I Never Dream Otherwise than Awake, 2006

12 fichiers audio sur CD-Rom, 8 structures composées de 12 haut-parleurs, 30 longueurs de fil électriques couleur argent, 21 réglettes avec tubes fluo de couleur bleue, divers matériels audiovisuels


Extrait de l'entretien réalisé par Bénédicte Ramade, publié dans Emmanuel Lagarrigue, In Other worlds we would have been in love, Sémiose éditions, Paris, 2007

Bénédicte Ramade : Dans I never dream otherwise than awake, la couleur donnait une inflexion assez différente ?


Emmanuel Lagarrigue : C'était presque l'inverse car le bleu fonctionnait comme un horizon absolu. La couleur émanait de tubes fluorescents posés à 5 cm du sol qui ceignaient l'intégralité de l'espace dans lequel on évoluait. La lumière — comme le son — fonctionnaient à la manière d'une ligne d'horizon perpétuelle. En regardant l'une des structures qui pendaient du plafond, il n'était jamais possible de faire abstraction de l'ensemble. Ces structures étant très légères visuellement, elles étaient nécessairement traversées et perturbées par cet horizon bleu et lumineux en arrière-plan. Dans I never dream otherwise than awake, le son fonctionne un peu de la même manière qu'avec This isn't just in your mind. La partie musicale donne une coloration générale et provient du pourtour de l'espace. Mais il " pénètre " davantage dans les voix, musicalement et plastiquement.

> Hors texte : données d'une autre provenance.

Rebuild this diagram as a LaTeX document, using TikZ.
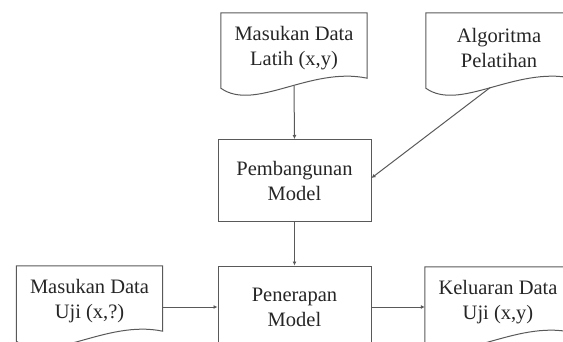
\documentclass[tikz,border=0pt]{standalone}
\usepackage{fontspec}
\setmainfont{Liberation Serif}
\usetikzlibrary{arrows.meta}

% Document shape: straight top and sides, wavy bottom edge
\newcommand{\docshape}[1]{%
  \draw[line] (#1.north west) -- (#1.north east)
    -- ([yshift=5pt]#1.south east)
    .. controls ([xshift=-57pt,yshift=17pt]#1.south east)
    and ([xshift=34pt,yshift=-29pt]#1.south west) .. ([yshift=-5pt]#1.south west)
    -- cycle;}

\tikzset{
  line/.style={draw=black!65, line width=1pt},
  arr/.style={line, -{Latex[length=4pt,width=4pt]}},
  txt/.style={align=center, text=black!85, font=\fontsize{20.5}{25}\selectfont},
  docnode/.style={txt, minimum width=146pt, minimum height=70pt, inner sep=0pt},
  boxnode/.style={txt, line, minimum width=153pt, minimum height=82pt, inner sep=0pt}
}

\begin{document}
\begin{tikzpicture}[x=1pt, y=-1pt]

    % Fix the frame to the size of the reference
    \useasboundingbox (0,0) rectangle (563,341);
    \clip (0,0) rectangle (563,341);

    % Input documents at the top
    \node[docnode] (latih) at (294,48) {Masukan Data\\Latih (x,y)};
    \node[docnode] (algo) at (499,48) {Algoritma\\Pelatihan};
    \docshape{latih}
    \docshape{algo}

    % Model building process
    \node[boxnode] (pemb) at (294.5,180.5) {Pembangunan\\Model};

    % Documents and process in the bottom row
    \node[boxnode] (pen) at (294.5,307) {Penerapan\\Model};
    \node[docnode] (uji) at (89.5,301) {Masukan Data\\Uji (x,?)};
    \node[docnode] (kel) at (498,302) {Keluaran Data\\Uji (x,y)};
    \docshape{uji}
    \docshape{kel}

    % Points on the wavy edges where the arrows start
    \coordinate (latih-out) at ([yshift=-3pt]latih.south);
    \coordinate (algo-out) at ([xshift=-9pt,yshift=-4.5pt]algo.south);

    % Arrows
    \draw[arr] (latih-out) -- (pemb.north);
    \draw[arr] (algo-out) -- ([yshift=2.5pt]pemb.east);
    \draw[arr] (pemb.south) -- (pen.north);
    \draw[arr] (uji.east |- pen.west) -- (pen.west);
    \draw[arr] (pen.east) -- (kel.west |- pen.east);

\end{tikzpicture}
\end{document}
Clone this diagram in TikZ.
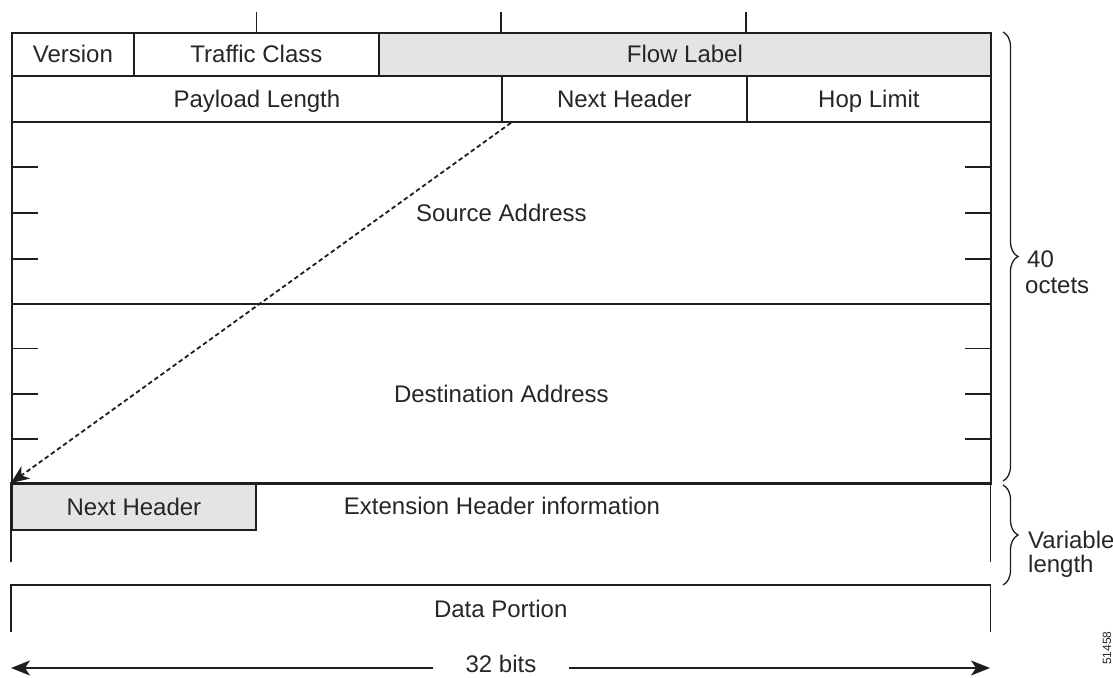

BR : Le son architecture l'espace ?


EL : Je le ressens de plus en plus comme une forme de sculpture. Le son modèle l'espace.


On peut le noter plus fortement sur les dernières pièces parce qu'elles fonctionnent à des échelles plus grandes. It was the sound which vibrated this life a aussi cette qualité pour moi. Il y a une différence par rapport à d'autres pièces, qui sont très légères et cristallines, au niveau du son lui-même, très léger, presque insensible. J'ai désormais aussi envie d'utiliser différemment la puissance du son.


BR : Dans I never dream otherwise than awake, le processus de travail était très différent car tu n'as pas utilisé de sources préfabriquées et cinématographiques, tu es parti dans une demande spécifique ?


EL : J'avais vraiment envie et besoin de réintégrer des échanges humains dans la construction d'une pièce. Avec toutes ces questions que je me pose, sur l'intime,


la construction du rapport à l'autre, j'avais envie de les mettre à l'épreuve différemment, j'avais besoin de réintégrer une dimension plus directe. J'ai demandé à des personnes proches de moi d'accepter de les enregistrer pendant qu'elles fredonnaient des chansons de leur choix. Cette matière m'était confiée — le mot confiance n'est pas ici un vain mot — avec la liberté d'en faire ce que je voulais. Pour chacune des chansons, j'ai découpé ce qui avait été fredonné en de multiples morceaux que j'ai ensuite ré-agencés. Puis j'ai composé pour chacune d'entre elles des bribes de mélodies, sans rapport avec la chanson fredonnée, comme si elles avaient, elles aussi, été découpées.


BR : Tu as veillé à ce qu'on ne puisse pas identifier la chanson ?


EL : Je voulais éviter le côté karaoké, même si on reconnait bien sûr parfois la chanson…


BR : …comme avec les extraits de films ?


EL : Oui, de manière très fugace. Dès qu'elle était trop reconnaissable, je me débrouillais toujours pour couper et qu'on ne puisse pas l'entonner en chœur. Les fragments de voix et de compositions se mélangeaient dans l'espace à la bande-son diffusée à la périphérie. Il était important que celle-ci vienne de partout, comme la lumière bleue, grâce à un système qui ne permet pas de localiser la source. On écoute habituellement de la musique ou du son à partir d'un, au maximum de deux points fixes, télé ou haut-parleurs. On a des habitudes perceptives qui sont très ancrées et très peu conscientisées. Dans beaucoup de pièces et de dispositifs que j'ai faits précédemment, j'ai travaillé sur des sources de diffusion différentes, depuis le sol ou le plafond, dispatchées ou pas, très localisées ou non. La perception et la réaction au son sont très différentes selon l'appréhension physique, ce qui est très logique. Et cela peut servir le propos et l'ambition d'une pièce particulière.